Let’s take a step back to a slightly bigger picture, and then I will go back to your questions.

  1. There are 7 videos for collaborative filtering. At the end of the first one “Making recommendations”, Andrew said:

And in the next video we’ll start to develop an algorithm for doing exactly that. But making one very special assumption. Which is we’re going to assume temporarily that we have access to features or extra information about the movies such as which movies are romance movies, which movies are action movies. And using that will start to develop an algorithm. But later this week will actually come back and ask what if we don’t have these features, how can you still get the algorithm to work then? But let’s go on to the next video to start building up this algorithm.

  1. It is such assumption that we based on to continue to the disucssion in the 2nd video in which we know BOTH there are features romance and action AND their feature values.

  2. Then in the 3rd video, we ONLY know there are the two features BUT the values are to be determined by algorithm.

  3. And then in the 4th video on, we basically won’t see even the two features anymore, leaving the features as some x^{(i)}

  4. From the above, we see how Andrew had used “romance” and “action” and some movie names that are apparent to be of those genres to INTRODUCE the idea of expressing a movie in terms of some features THAT the values of those features can be determined by algorithm. And extremely importantly (!!!), the algorithm does not limit the number of features at all, which means that we can ASSIGN any number of features, and then the algorithm will determine those feature values! Can you see this too? It is our job to suggest the number of features, and the algorithm will do the rest.

Now, back to your questions:

No, in real-world data, we are not sure of it, unless we had human experts going through all the movies in the database. Setting it to “2” features is a searching process, and their interpretation can’t be told at all. Interpreting them as Romance and Action in videos is, I believe, only for the sake of discussion.

Agreed. There can be more than 2 genres too.

We won’t know. We only know that, if 10 is the enough number of features, then those are the 10 features that are sufficient to describe the movies given the data and the algorithm.

People probably want to identify them, but it is very challenging if not impossible.

We need to think a little bit out-of-the-box. Useful features don’t limit to genres, and it can be anything. So, even if you have a team of movie experts who can review the movies for you and suggest for a number of features, it might only be a good reference.

At the end of the day, you need your algorithm to perform well BASED ON some metrics. Therefore, you will want to search for a good number of features that will make your algorithm to score high metric values on some data unknown to the training process.

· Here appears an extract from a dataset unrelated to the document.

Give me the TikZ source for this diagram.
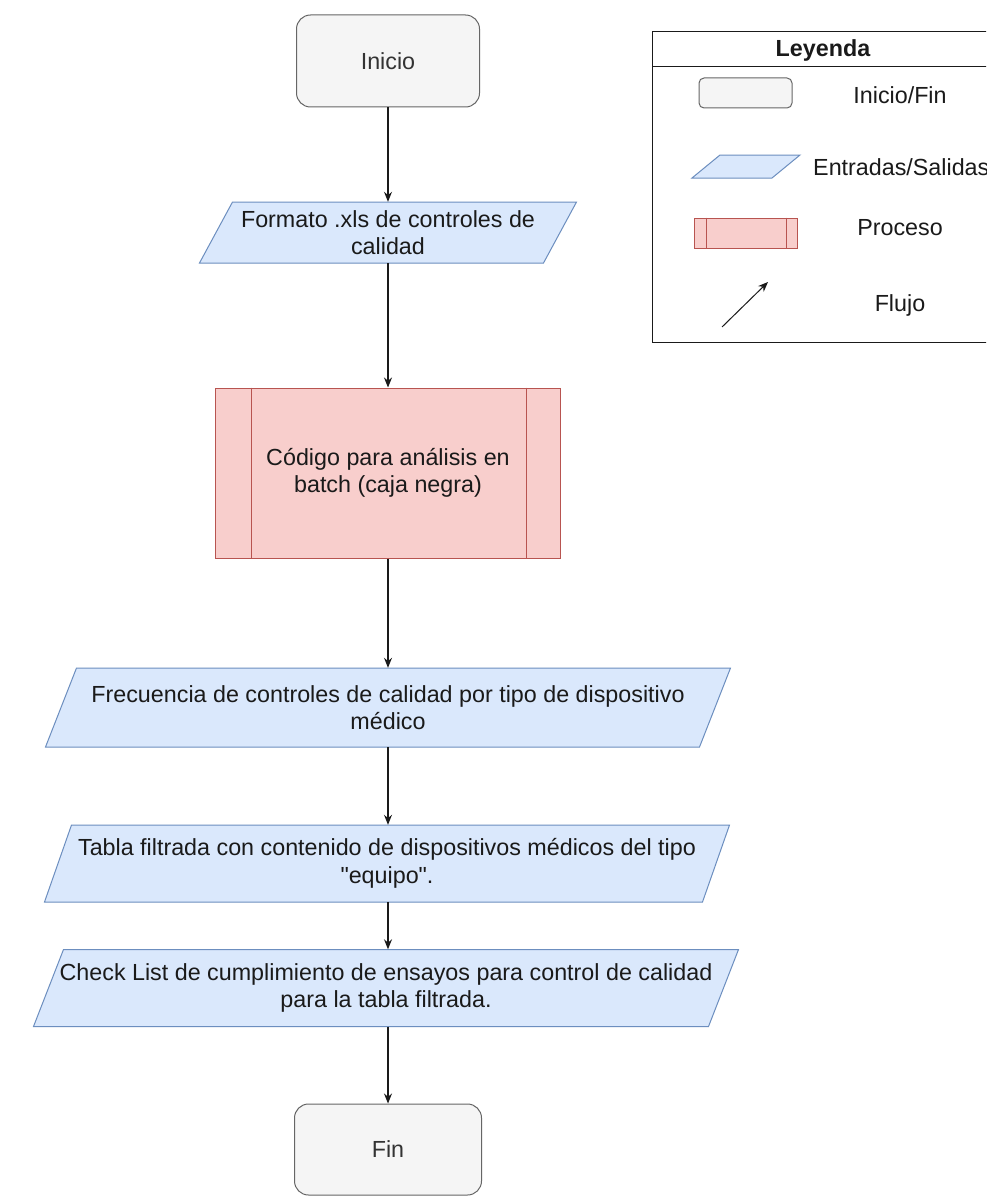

In the 2nd video, we already know the feature values because it is for demonstration. The idea of the collaborative filtering is that you don’t need to assign those values, but you let the algorithm determine them for you. So, at first, you can initialize those feature values randomly (just like what you will do to initialize a neural network’s weights), and then the algorithm will tune them to some values that are optimizing the cost function.

Cheers,
Raymondf

4 Likes